## [DATA PROVIDED]
○ ○ ○ ○ ○
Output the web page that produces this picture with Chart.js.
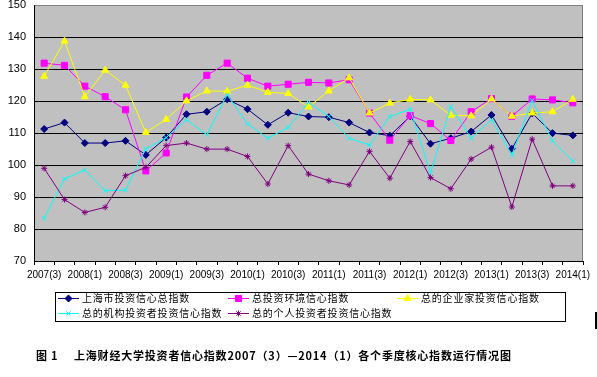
<!DOCTYPE html>
<html>
<head>
<meta charset="utf-8">
<script src="https://cdn.jsdelivr.net/npm/chart.js@4.4.0/dist/chart.umd.min.js"></script>
<style>
  body { margin: 0; background: #fff; }
  #wrap { position: relative; width: 597px; height: 377px; }
  #legendBox { position: absolute; left: 55px; top: 292px; width: 509px; height: 28px; border: 1px solid #000; }
  .item { position: absolute; height: 14px; white-space: nowrap; font: 10px "Noto Sans CJK SC", sans-serif; letter-spacing: 0.8px; line-height: 14px; color: #000; }
  .item canvas { position: absolute; left: 0; top: 1px; }
  .item span { position: absolute; top: 0; }
  #cursor { position: absolute; left: 595px; top: 312px; width: 2px; height: 17px; background: #000; }
  .title { position: absolute; top: 348px; font: bold 11px "Noto Sans CJK SC", sans-serif; letter-spacing: 0.8px; line-height: 14px; white-space: nowrap; color: #000; }
</style>
</head>
<body>
<div id="wrap">
  <canvas id="chart" width="597" height="377"></canvas>
  <div id="legendBox"></div>
  <div id="cursor"></div>
  <div class="title" style="left:36px;">图 1</div>
  <div class="title" style="left:74px;">上海财经大学投资者信心指数2007（3）—2014（1）各个季度核心指数运行情况图</div>
</div>
<script>
// quarters 2007(3) .. 2014(1)
const quarters = ['2007(3)', '2007(4)', '2008(1)', '2008(2)', '2008(3)', '2008(4)', '2009(1)', '2009(2)',
  '2009(3)', '2009(4)', '2010(1)', '2010(2)', '2010(3)', '2010(4)', '2011(1)', '2011(2)', '2011(3)',
  '2011(4)', '2012(1)', '2012(2)', '2012(3)', '2012(4)', '2013(1)', '2013(2)', '2013(3)', '2013(4)', '2014(1)'];

const seriesNames = ['上海市投资信心总指数', '总投资环境信心指数', '总的企业家投资信心指数',
  '总的机构投资者投资信心指数', '总的个人投资者投资信心指数'];

const shanghaiTotal = [111.3, 113.3, 106.9, 106.9, 107.6, 103.2, 108.6, 115.9, 116.7, 120.6, 117.5, 112.6, 116.4, 115.2,
  115.0, 113.3, 110.2, 109.2, 115.3, 106.7, 108.4, 110.5, 115.7, 105.1, 116.2, 110.0, 109.3];
const environment = [131.9, 131.2, 124.7, 121.4, 117.3, 98.2, 103.8, 121.3, 128.1, 131.9, 127.2, 124.7, 125.3, 125.9,
  125.7, 126.7, 116.3, 107.8, 115.5, 113.0, 107.7, 116.7, 120.8, 115.3, 120.7, 120.4, 119.5];
const entrepreneur = [127.8, 138.8, 121.4, 129.7, 125.0, 110.2, 114.3, 120.1, 123.2, 123.1, 125.0, 122.8, 122.4, 118.2,
  123.2, 127.3, 116.3, 119.4, 120.6, 120.4, 115.6, 115.4, 120.7, 115.3, 116.3, 116.7, 120.6];
const institution = [83.4, 95.7, 98.5, 92.0, 92.2, 105.1, 108.6, 114.2, 109.5, 122.0, 112.9, 108.4, 111.8, 119.6,
  115.2, 108.4, 106.3, 115.2, 117.5, 97.5, 118.3, 108.4, 114.2, 103.2, 120.2, 107.6, 101.3];
const individual = [99.0, 89.2, 85.2, 86.8, 96.7, 99.3, 106.1, 106.9, 105.0, 105.0, 102.7, 94.1, 106.1, 97.2,
  95.1, 93.8, 104.3, 95.9, 107.4, 96.1, 92.6, 101.9, 105.6, 86.9, 108.1, 93.5, 93.5];

const yTicks = [70, 80, 90, 100, 110, 120, 130, 140, 150];

const seriesValues = [shanghaiTotal, environment, entrepreneur, institution, individual];
const seriesColors = ['#000080', '#ff00ff', '#ffff00', '#00ffff', '#800080'];
const seriesMarkers = ['rectRot', 'rect', 'triangle', 'crossRot', 'star'];
const markerSizes = [3.5, 4.3, 4, 3, 3];

Chart.defaults.font.family = '"Liberation Sans", Arial, sans-serif';
Chart.defaults.color = '#000';

// grey plot area + grey right border, like the Excel chart
const plotFrame = {
  id: 'plotFrame',
  beforeDraw(chart) {
    const { ctx, chartArea: a } = chart;
    ctx.save();
    ctx.fillStyle = '#c0c0c0';
    ctx.fillRect(a.left, a.top, a.right - a.left, a.bottom - a.top);
    ctx.strokeStyle = '#808080';
    ctx.lineWidth = 1;
    ctx.beginPath();
    ctx.moveTo(Math.round(a.right) - 0.5, a.top);
    ctx.lineTo(Math.round(a.right) - 0.5, a.bottom);
    ctx.stroke();
    ctx.restore();
  }
};

const datasets = seriesNames.map((name, i) => ({
  label: name,
  data: seriesValues[i],
  borderColor: seriesColors[i],
  backgroundColor: seriesColors[i],
  borderWidth: 1,
  pointStyle: seriesMarkers[i],
  pointRadius: markerSizes[i],
  pointBorderWidth: 1,
  pointBorderColor: seriesColors[i],
  pointBackgroundColor: seriesColors[i],
  tension: 0,
  order: 5 - i
}));

const chart = new Chart(document.getElementById('chart'), {
  type: 'line',
  data: { labels: quarters, datasets: datasets },
  options: {
    responsive: false,
    animation: false,
    layout: { padding: { left: 0, top: 5, right: 14, bottom: 96 } },
    plugins: { legend: { display: false }, tooltip: { enabled: false } },
    scales: {
      x: {
        offset: true,
        border: { color: '#000', width: 1 },
        grid: { offset: true, drawOnChartArea: false, drawTicks: true, tickLength: 4, color: '#000' },
        ticks: {
          autoSkip: false, maxRotation: 0, minRotation: 0, padding: 4,
          font: { size: 10 },
          callback: function(value, index) {
            return index % 2 === 0 ? this.getLabelForValue(value) : '';
          }
        },
        afterFit: function(scale) {
          scale.height = 20;
          scale.paddingLeft = 0;
          scale.paddingRight = 0;
        }
      },
      y: {
        min: 70,
        max: 150,
        border: { color: '#000', width: 1 },
        grid: {
          drawTicks: false,
          lineWidth: 1,
          color: ctx => ctx.tick && ctx.tick.value === 150 ? '#808080' : '#000'
        },
        ticks: { padding: 8, font: { size: 11 } },
        afterBuildTicks: function(scale) {
          scale.ticks = yTicks.map(v => ({ value: v }));
        },
        afterFit: function(scale) {
          scale.width = 34;
          scale.paddingTop = 0;
          scale.paddingBottom = 0;
        }
      }
    }
  },
  plugins: [plotFrame]
});

// legend laid out in the fixed grid the original uses
const legendCols = [58, 228, 397];
const legendRows = [291, 306];
const wrap = document.getElementById('wrap');
chart.data.datasets.forEach((ds, i) => {
  const item = document.createElement('div');
  item.className = 'item';
  item.style.left = legendCols[i % 3] + 'px';
  item.style.top = legendRows[Math.floor(i / 3)] + 'px';
  const c = document.createElement('canvas');
  c.width = 21; c.height = 12;
  const g = c.getContext('2d');
  g.strokeStyle = ds.borderColor;
  g.fillStyle = ds.backgroundColor;
  g.lineWidth = 1;
  g.beginPath();
  g.moveTo(0, 6.5); g.lineTo(21, 6.5);
  g.stroke();
  Chart.helpers.drawPoint(g, { pointStyle: ds.pointStyle, radius: ds.pointRadius, rotation: 0, borderWidth: 1 }, 10.5, 6.5);
  item.appendChild(c);
  const t = document.createElement('span');
  t.style.left = '24px';
  t.textContent = ds.label;
  item.appendChild(t);
  wrap.appendChild(item);
});
</script>
</body>
</html>
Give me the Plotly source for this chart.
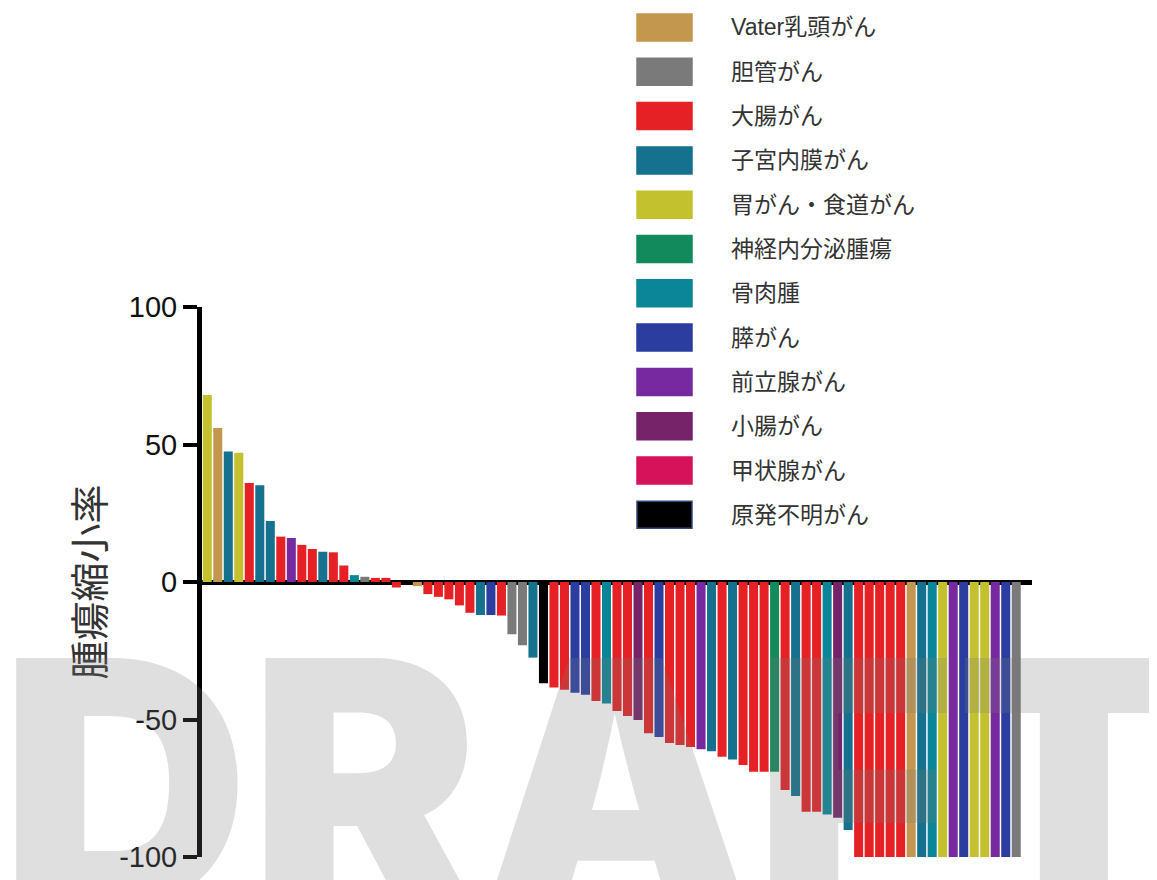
import plotly.graph_objects as go

# ---------------- data ----------------
categories = ["Vater乳頭がん", "胆管がん", "大腸がん", "子宮内膜がん", "胃がん・食道がん",
              "神経内分泌腫瘍", "骨肉腫", "膵がん", "前立腺がん", "小腸がん",
              "甲状腺がん", "原発不明がん"]
category_colors = ["#C4974F", "#7A7A7A", "#E52125", "#15718D", "#C3C22E",
                   "#128A5B", "#0B8698", "#2B3E9F", "#7729A0", "#76236A",
                   "#D6135A", "#000000"]

V, B, C, E, G, N, O, P, R, S, T, U = categories

bar_types = [G, V, E, G, C, E, E, C, R, C,
             C, E, C, C, O, B, C, C, C, C,
             V, C, C, C, C, C, E, P, C, B,
             B, E, U, C, C, P, P, C, O, C,
             C, S, C, P, C, C, C, R, E, C,
             E, C, C, C, N, C, E, C, C, O,
             S, E, C, C, C, C, C, V, E, O,
             G, R, P, G, G, R, P, B]
bar_values = [68, 56, 47.5, 47, 36, 35.2, 22.2, 16.5, 16, 13.5,
              12, 11, 10.8, 6, 2.5, 1.9, 1.5, 1.5, -2, 0,
              -1.5, -4.4, -5.4, -6.3, -8.5, -11.2, -12, -12, -12.2, -19,
              -23, -27.5, -36.8, -38.4, -39.2, -40.3, -41, -43.3, -44.2, -46.9,
              -48.7, -50.2, -55, -56.4, -58.5, -59.3, -60, -60.8, -61.5, -63.5,
              -64.5, -66.5, -69, -69, -69, -75.6, -77.8, -83.5, -83.5, -84.5,
              -85.7, -90.2, -100, -100, -100, -100, -100, -100, -100, -100,
              -100, -100, -100, -100, -100, -100, -100, -100]
tick_values = [-100, -50, 0, 50, 100]
tick_labels = ["-100", "-50", "0", "50", "100"]
y_title = "腫瘍縮小率"
watermark = "DRAFT"

# ---------------- layout geometry (page pixels) ----------------
PAGE_W, PAGE_H = 1157, 880
OFF = 8  # default body margin of the html page
FIG_W, FIG_H = PAGE_W - OFF, PAGE_H - OFF
L, RGT, TOP, BOT = 202, 1032, 307, 857  # plot area in page pixels
PW, PH = RGT - L, BOT - TOP


def px_x(px):
    return (px - L) / PW


def px_y(py):
    return (BOT - py) / PH


fig = go.Figure()
positions = list(range(1, len(bar_values) + 1))
for cat, col in zip(categories, category_colors):
    xs = [p for p, t in zip(positions, bar_types) if t == cat]
    ys = [v for v, t in zip(bar_values, bar_types) if t == cat]
    fig.add_trace(go.Bar(x=xs, y=ys, name=cat, width=0.86,
                         marker=dict(color=col, line=dict(width=0)),
                         showlegend=False))

# custom legend (large swatches like the reference)
shapes = []
annotations = []
for k, (cat, col) in enumerate(zip(categories, category_colors)):
    y0 = 14 + k * 44.3
    y1 = 41 + k * 44.3
    shapes.append(dict(type="rect", xref="paper", yref="paper",
                       x0=px_x(637), x1=px_x(692), y0=px_y(y1), y1=px_y(y0),
                       fillcolor=col,
                       line=dict(color="#2F4A7A" if col == "#000000" else col, width=1.5)))
    annotations.append(dict(xref="paper", yref="paper", x=px_x(729), y=px_y((y0 + y1) / 2),
                            xanchor="left", yanchor="middle", showarrow=False,
                            text=cat,
                            font=dict(size=23, color="#333333",
                                      family="Liberation Sans, Noto Sans CJK JP")))

# watermark
annotations.append(dict(xref="paper", yref="paper", x=px_x(-2), y=px_y(783),
                        xanchor="left", yanchor="middle", showarrow=False,
                        text=watermark,
                        font=dict(size=345, color="rgba(120,120,120,0.24)",
                                  family="Inter", weight=900)))

fig.update_layout(
    width=FIG_W, height=FIG_H,
    margin=dict(l=L - OFF, r=PAGE_W - RGT, t=TOP - OFF, b=PAGE_H - BOT, pad=0,
                autoexpand=False),
    paper_bgcolor="white", plot_bgcolor="white",
    barmode="relative",
    shapes=shapes,
    annotations=annotations,
    xaxis=dict(range=[0.5, len(bar_values) + 1.5], visible=False, fixedrange=True,
               automargin=False),
    yaxis=dict(range=[-100, 100], tickvals=tick_values, ticktext=tick_labels,
               automargin=False,
               showgrid=False, zeroline=True, zerolinecolor="black", zerolinewidth=5,
               showline=True, linecolor="black", linewidth=5,
               ticks="outside", ticklen=14, tickwidth=4, tickcolor="black",
               tickfont=dict(size=29, color="#111111", family="Liberation Sans"),
               title=dict(text=y_title, standoff=4,
                          font=dict(size=39, color="#333333", family="Noto Sans CJK JP"))),
    font=dict(family="Liberation Sans, Noto Sans CJK JP"),
)

fig.write_html("out.html")
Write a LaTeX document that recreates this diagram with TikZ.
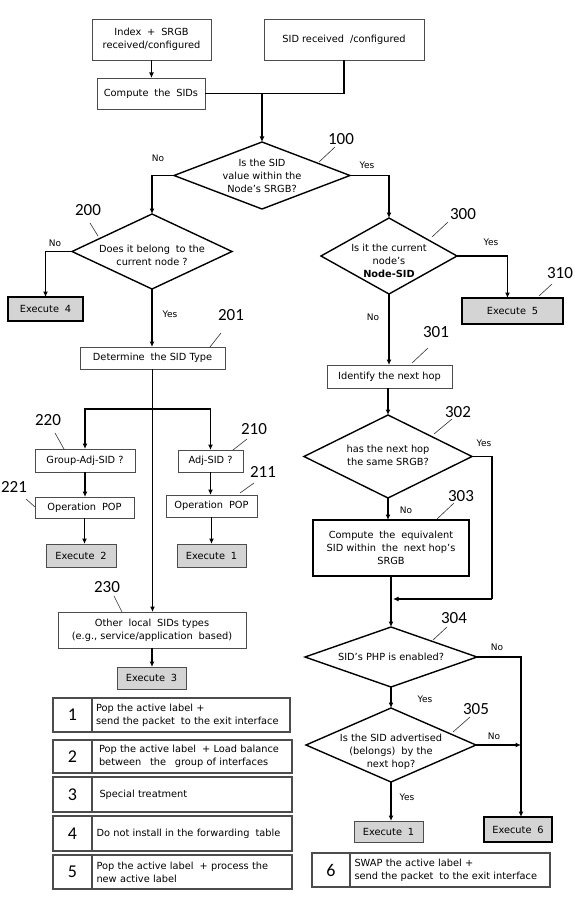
○ ○ ○ ○ ○
## [SET TASK]
Go over the entries above and say how many lines hold the string "that", with no other text.

## [COMPLETED TASK]
2